I had a 15 year old kid under me called Gary who posed a great challenge to me. He was known as the hopeless case by other social workers, for he responded to neither the carrot nor the stick. Sure enough, no matter how I tried to be strict or tried to bribe him with small presents, he just wouldn't listen! However, he was pretty intelligent. I saw his potential, and I wanted to help him fulfill it.

From interacting with his friends and personal observation, I found that he was interested and highly proficient in Chinese Chess. Thus, I decided to act using that bit of information - I started playing chess with him after every session. Predictably, he was very excited by that prospect, especially by the fact that he could beat me so easily when I was supposed to be smarter. Gradually, the distance between us narrowed; he started to feel that I wasn't so different from him after all, and began to have faith in his own ability.

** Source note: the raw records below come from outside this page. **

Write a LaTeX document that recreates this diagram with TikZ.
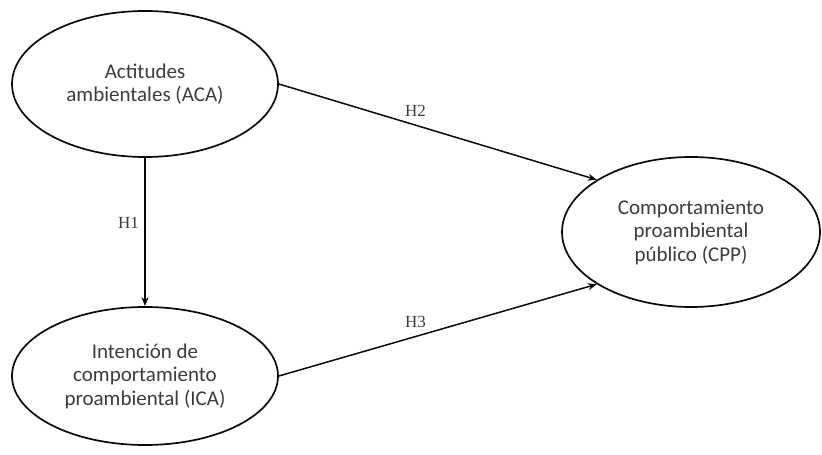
\documentclass[tikz,border=0pt]{standalone}
\usepackage{fontspec}
\setmainfont{Carlito}
\newfontfamily\hypfont{Liberation Serif}
\usepackage{tikz}
\usepackage{xcolor}
\usetikzlibrary{shapes.geometric, arrows.meta, positioning}
\definecolor{cText}{RGB}{60,60,60}
\definecolor{cLine}{RGB}{10,10,10}
\tikzset{
	construct/.style={ellipse, draw=cLine, line width=1.7pt, text=cText, align=center, font=\fontsize{21}{23.5}\selectfont, minimum width=266pt, minimum height=146pt, inner sep=2pt},
	hyparrow/.style ={-{Stealth[length=9pt, width=7pt]}, draw=cLine, line width=1.5pt},
	hyplabel/.style ={font=\hypfont\fontsize{17}{19}\selectfont, text=cText},
}
\begin{document}
\begin{tikzpicture}[x=1pt, y=1pt]
	\useasboundingbox (0,0) rectangle (822,455);
	% constructs
	\node[construct] (aca) at (145,371) {Actitudes\\ambientales (ACA)};
	\node[construct, minimum height=138pt] (ica) at (145,79) {Intención de\\comportamiento\\proambiental (ICA)};
	\node[construct, minimum width=258pt, minimum height=150pt] (cpp) at (691,223) {Comportamiento\\proambiental\\público (CPP)};
	% hypotheses
	\draw[hyparrow] (aca.south) -- node[hyplabel, pos=0.44, left=2pt] {H1} (ica.north);
	\draw[hyparrow] (aca.east) -- node[hyplabel, pos=0.43, above=5pt] {H2} (cpp.151);
	\draw[hyparrow] (ica.east) -- node[hyplabel, pos=0.43, above=5pt] {H3} (cpp.209);
\end{tikzpicture}
\end{document}
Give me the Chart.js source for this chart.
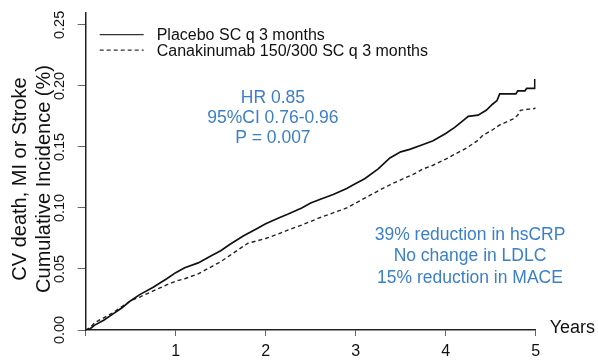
<!DOCTYPE html>
<html><head><meta charset="utf-8">
<script src="https://cdn.jsdelivr.net/npm/chart.js@4/dist/chart.umd.min.js"></script>
<style>html,body{margin:0;padding:0;background:#fff;}canvas{display:block}</style>
</head><body>
<canvas id="c" width="598" height="364"></canvas>
<script>
// ---- data ----
const seriesLabels = ['Placebo SC q 3 months', 'Canakinumab 150/300 SC q 3 months'];
const placeboYears = [0,0.05,0.1,0.2,0.3,0.4,0.5,0.6,0.75,0.9,1.0,1.1,1.25,1.4,1.5,1.6,1.75,1.9,2.0,2.15,2.25,2.4,2.5,2.6,2.75,2.9,3.0,3.1,3.25,3.38,3.5,3.6,3.75,3.86,4.0,4.1,4.2,4.25,4.36,4.45,4.52,4.57,4.6,4.78,4.8,4.88,4.9,4.985,4.99,5.0];
const placeboRisk  = [0,0.001,0.004,0.008,0.013,0.018,0.024,0.029,0.035,0.042,0.047,0.051,0.055,0.061,0.065,0.070,0.077,0.083,0.087,0.092,0.095,0.100,0.104,0.107,0.111,0.116,0.120,0.124,0.132,0.141,0.146,0.148,0.152,0.155,0.161,0.166,0.172,0.175,0.176,0.180,0.185,0.188,0.1935,0.1935,0.196,0.196,0.198,0.198,0.205,0.205];
const canaYears = [0,0.05,0.1,0.2,0.3,0.4,0.5,0.6,0.75,0.9,1.0,1.1,1.25,1.4,1.5,1.6,1.8,1.9,2.0,2.15,2.25,2.4,2.5,2.6,2.75,2.9,3.0,3.1,3.25,3.38,3.5,3.65,3.75,3.86,4.0,4.1,4.23,4.35,4.42,4.5,4.6,4.75,4.8,4.83,4.92,4.97,5.0];
const canaRisk  = [0,0.002,0.006,0.010,0.014,0.019,0.024,0.027,0.032,0.037,0.040,0.042,0.046,0.052,0.056,0.061,0.071,0.073,0.075,0.079,0.082,0.086,0.089,0.092,0.096,0.100,0.104,0.108,0.114,0.119,0.123,0.128,0.132,0.135,0.140,0.144,0.149,0.155,0.160,0.163,0.168,0.173,0.176,0.180,0.181,0.181,0.182];
const xTickValues = [0,1,2,3,4,5];
const yTickValues = [0,0.05,0.10,0.15,0.20,0.25];
const yTitleLines = ['CV death, MI or Stroke', 'Cumulative Incidence (%)'];
const xTitleText = 'Years';
const statsLines = ['HR 0.85', '95%CI 0.76-0.96', 'P = 0.007'];
const effectLines = ['39% reduction in hsCRP', 'No change in LDLC', '15% reduction in MACE'];

// ---- styling ----
const FONT = '"Liberation Sans", Arial, Helvetica, sans-serif';
const BLUE = '#3b7fc8';
const INK = '#111';

const toPoints = (xs, ys) => xs.map((x, i) => ({x, y: ys[i]}));

const overlay = {
  id: 'overlay',
  afterDraw(chart) {
    const {ctx, chartArea: a, scales: {x, y}} = chart;
    ctx.save();
    // legend
    chart.data.datasets.forEach((ds, i) => {
      const ly = a.top + 22 + i * 15.5;
      ctx.beginPath();
      ctx.setLineDash(ds.borderDash || []);
      ctx.lineWidth = 1.3;
      ctx.strokeStyle = '#333';
      ctx.moveTo(a.left + 14, ly);
      ctx.lineTo(a.left + 58, ly);
      ctx.stroke();
      ctx.setLineDash([]);
      ctx.fillStyle = INK;
      ctx.font = '16px ' + FONT;
      ctx.textAlign = 'left';
      ctx.textBaseline = 'middle';
      ctx.fillText(ds.label, a.left + 71, ly + 1);
    });
    // y title (rotated)
    ctx.font = '20px ' + FONT;
    ctx.fillStyle = INK;
    ctx.textAlign = 'center';
    ctx.textBaseline = 'middle';
    yTitleLines.forEach((t, i) => {
      ctx.save();
      ctx.translate(20 + i * 24, 179);
      ctx.rotate(-Math.PI / 2);
      ctx.fillText(t, 0, 0);
      ctx.restore();
    });
    // x title
    ctx.font = '18px ' + FONT;
    ctx.textAlign = 'left';
    ctx.fillText(xTitleText, a.right + 14, a.bottom - 2);
    // annotations
    ctx.fillStyle = BLUE;
    ctx.font = '17.5px ' + FONT;
    ctx.textAlign = 'center';
    statsLines.forEach((t, i) => {
      ctx.fillText(t, x.getPixelForValue(2.08), y.getPixelForValue(0.19) + i * 20);
    });
    effectLines.forEach((t, i) => {
      ctx.fillText(t, x.getPixelForValue(4.27), y.getPixelForValue(0.078) + i * 21.7);
    });
    ctx.restore();
  }
};

new Chart(document.getElementById('c'), {
  type: 'line',
  data: {
    datasets: [
      {label: seriesLabels[0], data: toPoints(placeboYears, placeboRisk), borderColor: '#111', borderWidth: 1.7, pointRadius: 0, tension: 0, fill: false},
      {label: seriesLabels[1], data: toPoints(canaYears, canaRisk), borderColor: '#222', borderWidth: 1.4, borderDash: [4, 3], pointRadius: 0, tension: 0, fill: false}
    ]
  },
  options: {
    responsive: false,
    animation: false,
    devicePixelRatio: 1,
    layout: {padding: {left: 0, right: 62.3, top: 3, bottom: 0}},
    plugins: {legend: {display: false}, tooltip: {enabled: false}},
    scales: {
      x: {
        type: 'linear', min: 0, max: 5,
        afterBuildTicks: s => { s.ticks = xTickValues.map(v => ({value: v})); },
        afterFit: s => { s.height = 34; },
        ticks: {callback: v => v === 0 ? '' : String(v), font: {family: FONT, size: 16}, color: INK, padding: 6, maxRotation: 0, autoSkip: false},
        grid: {drawOnChartArea: false, drawTicks: true, tickLength: 6, color: '#666', lineWidth: 1},
        border: {display: true, color: '#222', width: 1.5}
      },
      y: {
        type: 'linear', min: 0, max: 0.26,
        afterBuildTicks: s => { s.ticks = yTickValues.map(v => ({value: v})); },
        afterFit: s => { s.width = 85.7; },
        ticks: {callback: v => v.toFixed(2), font: {family: FONT, size: 14.5}, color: INK, padding: 4, minRotation: 90, maxRotation: 90, crossAlign: 'center', autoSkip: false},
        grid: {drawOnChartArea: false, drawTicks: true, tickLength: 8, color: '#666', lineWidth: 1},
        border: {display: true, color: '#222', width: 1.5}
      }
    }
  },
  plugins: [overlay]
});
</script>
</body></html>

Now that he was hooked, I moved on to the next stage of my plan; which was to use chess as a carrot to make him study. I told him that I would set him 5 sets of problems every session, and that for every set he solved, I would have a game with him. He declined at first, but after a few days his love for the game won out, and he begrudgingly agreed.

I started him off with easy questions to build his confidence. Sometimes I even hinted using similar questions so that he would not be put off by his inability to do a single question. He progressed rapidly. My questions increased in difficulty, yet he required ever fewer hints. By the end of half a year, his grades had improved dramatically from the bottom 3 of his class to average, and his interest in Math grew. The last saw him, he told me proudly that he was now ranked the 5th in Math. We rejoiced.

Gary wasn't the only person who learnt something. I learned too. The whole experience has made me realize that there are always many solutions to a problem, and that we should always be on the lookout of new and innovative solutions.

Mayada  
Nov 2, 2009   #2
The last saw him

The last time I saw him

???

... I like the essay.. actually, I like the story too.. I like how you acted and how you solved the problem..

What a nice choice of topic!
EF_Kevin [Contributor] 129  
Nov 3, 2009   #3
fifteen instead of 15.

Don't say "under me," because it sounds a little haughty.

I think you can come up with a better intro... "weak in math" does not go with "under three years old."

Take that first paragraph as an opportunity to express the central meaning of the essay.

Oh, great accomplishments, sounds like you are an intuitive teacher. The last 2 paragraphs are very impressive.